22900 Broadway, Sonoma, 707-938-7001, kivelstadtcellars.com, bloomcarneros.com


Three Sticks
The 1842 Vallejo-Castenada Adobe, a breathtakingly beautiful hacienda-turned-tasting salon, has been painstakingly renovated. It glows with tile floors, hand-painted murals and antique porcelain pieces found on the site.
A new food and wine tasting experience, launched last fall, is equally impressive. Chefs James Nobel and Abri Chavira create a lavish platter to go with fine wines; a recent feast included tomato plum gazpacho of green tomato, green plum, cucumber and pickled peppers, followed by a salad of Liberty Duck prosciutto, creamy La Tur cheese, figs, pomegranate and Marcona almonds. Then it was on to a tart of pâte brisée topped in leek custard and foraged wild mushrooms, and a scoop of kibbeh nayeh (Lebanese nayah) of grass-fed chateaubriand, endive, black garlic aioli and pine nuts.
Note that this is a strictly by-appointment experience ($110), and it helps to call at least a week in advance.
143 West Spain St., Sonoma, 707-996-3328, threestickswines.com.



Lynmar Estate
The 100-acre Sebastopol property is gorgeous, with lavish gardens, quaint barns and views of the Russian River Valley and Laguna de Santa Rosa.
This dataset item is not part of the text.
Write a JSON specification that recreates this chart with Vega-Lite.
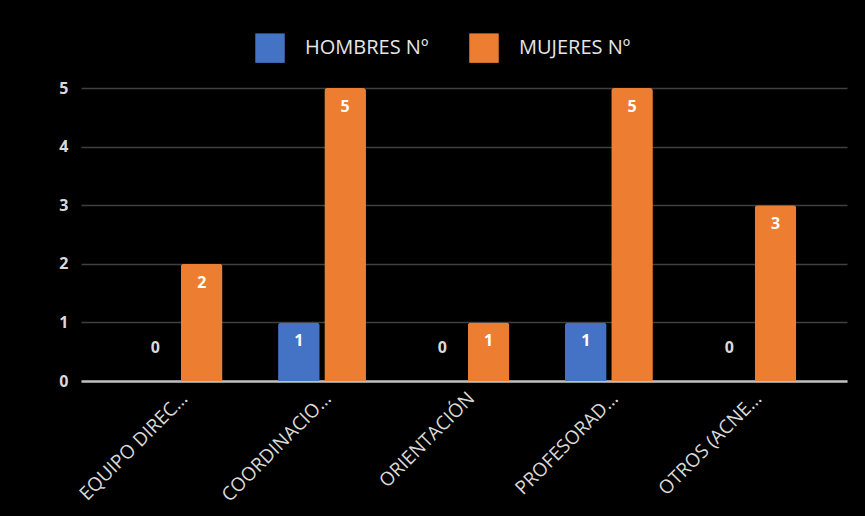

Reserve the Lynmar Estate’s Collectors Lunch Pairing ($200) and feast on estate-grown ingredients like fruits, vegetables, herbs and eggs, to complement the cool-climate chardonnay and pinot noir.
Bites from Chef David Frakes feature seasonal signatures such as warm popcorn drizzled in estate olive oil and a flurry of bliss raspberry-viola salt; followed by sandia con tajin or chile-Persian lime dusted watermelon with blistered stone fruit slaw, wonton crisp, shiso vinaigrette and coriander oil. The next course might be grilled garden toast of Nightingale seeded sourdough, herbed chevre, fresh-plucked vegetables and black garlic-date vinaigrette.
To finish: An exquisite chocolate cake garnished with bright magenta, sweet-nutty flavored amaranth plant; or a slab of warm mountain honey tea cake decorated with olive oil ice cream, pistachio dukkah and candied nagano lumquat.
3909 Frei Road, Sebastopol, 707-829-3374, lynmarestate.com.